Karen looked at me with THAT look. "You don't know how too set up the tent, do you?"

"Of course I do," I said.

"Well, when you're finished you better check your stove, because it won't light. And the table collapsed when I put the canteen on it. Oh by the way, this isn't a portable radio. I can tell because it has to be plugged into a wall outlet. Does your ice cream maker come with one?"

With that, she went into the house for the night. Not me though – pork and beans are perfectly good cold, and I still had my toasty sleeping bag. I started a fire and began singing the old camp songs I had learned as a child: "Home On The Range," "Stairway To Heaven" and the rest.

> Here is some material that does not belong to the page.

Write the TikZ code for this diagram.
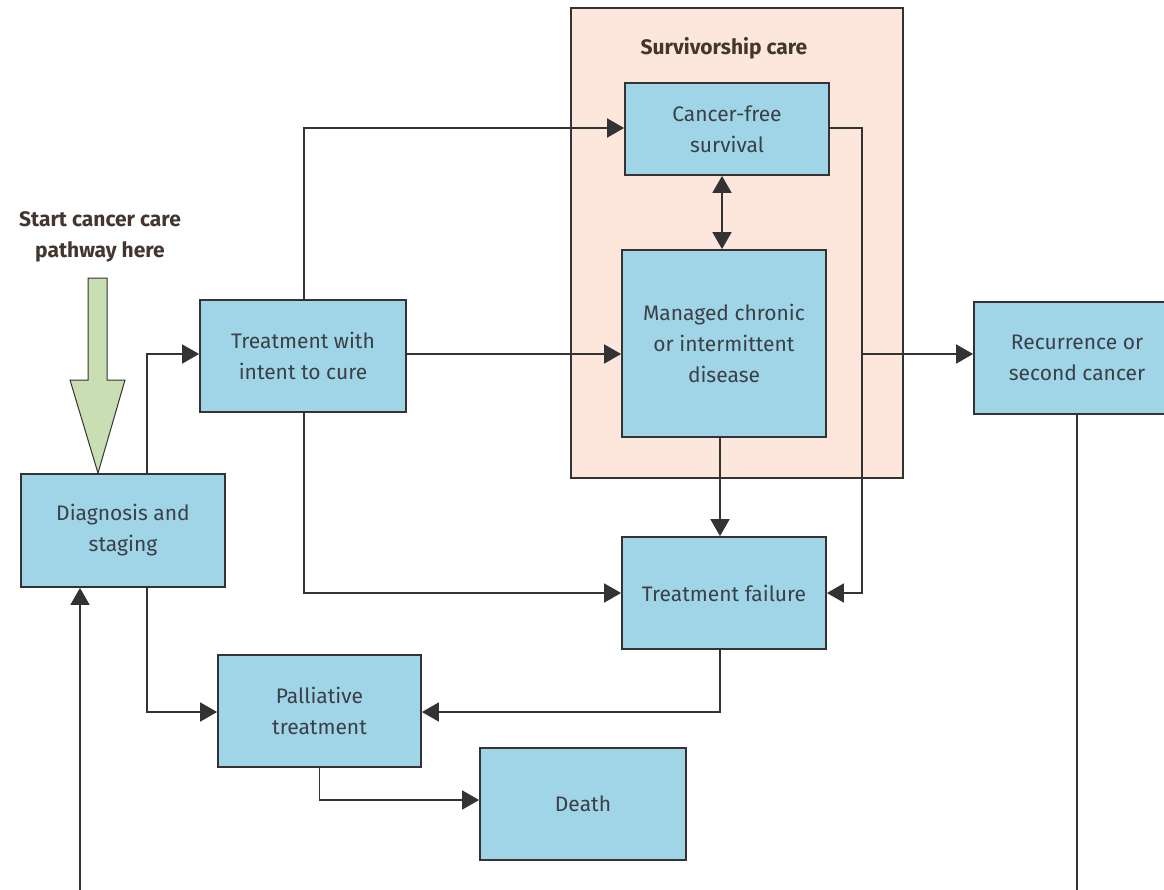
\documentclass[tikz,border=0pt]{standalone}
\usepackage{fontspec}
\setmainfont{Fira Sans}
\usepackage{tikz}
\usetikzlibrary{arrows.meta}

\definecolor{boxblue}{HTML}{9FD5E6}
\definecolor{survpink}{HTML}{FDE6DC}
\definecolor{startgreen}{HTML}{C9DEB3}
\definecolor{linegray}{HTML}{333333}
\definecolor{textgray}{HTML}{3A3F48}
\definecolor{titlebrown}{HTML}{44362E}

\begin{document}
\begin{tikzpicture}[x=1pt, y=-1pt,
        stage/.style={draw=linegray, line width=1.8pt, fill=boxblue, text=textgray,
                align=center, font=\fontsize{21}{31}\selectfont, inner sep=0pt},
        link/.style={draw=linegray, line width=1.8pt, -{Triangle[length=17pt,width=19pt]}},
        title/.style={font=\fontsize{21}{31}\selectfont\bfseries, text=titlebrown, align=center}]
        \useasboundingbox (0,0) rectangle (1164,889);

        % survivorship frame
        \node[draw=linegray, line width=1.6pt, fill=survpink, minimum width=332pt, minimum height=470pt] (surv) at (737,243) {};
        \node[title] (survlabel) at (724,48) {Survivorship care};

        % boxes
        \node[stage, minimum width=204pt, minimum height=92pt] (free) at (727,129) {Cancer-free\\survival};
        \node[stage, minimum width=204pt, minimum height=187pt] (chronic) at (724,343.5) {Managed chronic\\or intermittent\\disease};
        \node[stage, minimum width=206pt, minimum height=112pt] (recur) at (1077,358) {Recurrence or\\second cancer};
        \node[stage, minimum width=206pt, minimum height=112pt] (cure) at (303,356) {Treatment with\\intent to cure};
        \node[stage, minimum width=204pt, minimum height=113pt] (diag) at (123,530.5) {Diagnosis and\\staging};
        \node[stage, minimum width=204pt, minimum height=112pt] (fail) at (724,593) {Treatment failure};
        \node[stage, minimum width=203pt, minimum height=112pt] (pall) at (319.5,711) {Palliative\\treatment};
        \node[stage, minimum width=206pt, minimum height=112pt] (death) at (583,804) {Death};

        % start here
        \node[title] (start) at (100,237) {Start cancer care\\pathway here};
        \draw[draw=linegray, line width=1pt, fill=startgreen] (88,278) -- (107,278) -- (107,380) -- (125,380)
                -- (diag.north -| 98,0) -- (70,380) -- (88,380) -- cycle;

        % helper points
        \coordinate (rtop) at (862,128);
        \coordinate (rbot) at (862,593);
        \coordinate (rmid) at (862,354);
        \coordinate (lowL) at (80,895);
        \coordinate (lowR) at (1077,895);

        % connectors
        \draw[link] ([xshift=24pt]diag.north) |- (cure.west |- 0,354);
        \draw[link] ([xshift=1pt]cure.north) |- (free.west |- rtop);
        \draw[link] (cure.east |- 0,354) -- (chronic.west |- 0,354);
        \draw[link] ([xshift=1pt]cure.south) |- (fail.west);
        \draw[link, {Triangle[length=17pt,width=19pt]}-{Triangle[length=17pt,width=19pt]}] (free.south -| 722,0) -- (chronic.north -| 722,0);
        \draw[link] (chronic.south -| 720,0) -- (fail.north -| 720,0);
        \draw[link] (free.east |- rtop) -- (rtop) -- (rbot) -- (fail.east);
        \draw[link] (rmid) -- (recur.west |- rmid);
        \draw[link] ([xshift=24pt]diag.south) |- (pall.west |- 0,712);
        \draw[link] (fail.south -| 720,0) |- (pall.east |- 0,712);
        \draw[link] (pall.south) |- (death.west |- 0,800);
        \draw[link, -] (recur.south) -- (lowR);
        \draw[link] (lowL) -- (lowL |- diag.south);
\end{tikzpicture}
\end{document}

I crawled into my coffin . . . er . . . bed and tried to fall asleep. My stomach was rumbling. Growling.

Uh oh. Seems I had forgotten to buy the Reliance Flushable Loo, the Reliance Double Doody Toilet Waste Bags, and the Reliance Bio-Gel Waste Gelation.

I paced the yard aimlessly before swallowing my pride and knocking on the back door.

"Let me guess," Karen said. "You want to use the bathroom."

"Unlock the door," I sneered.

"Come right in, Tonto," she said with a smile.

I shipped the gear back to L.L. Bean the next morning.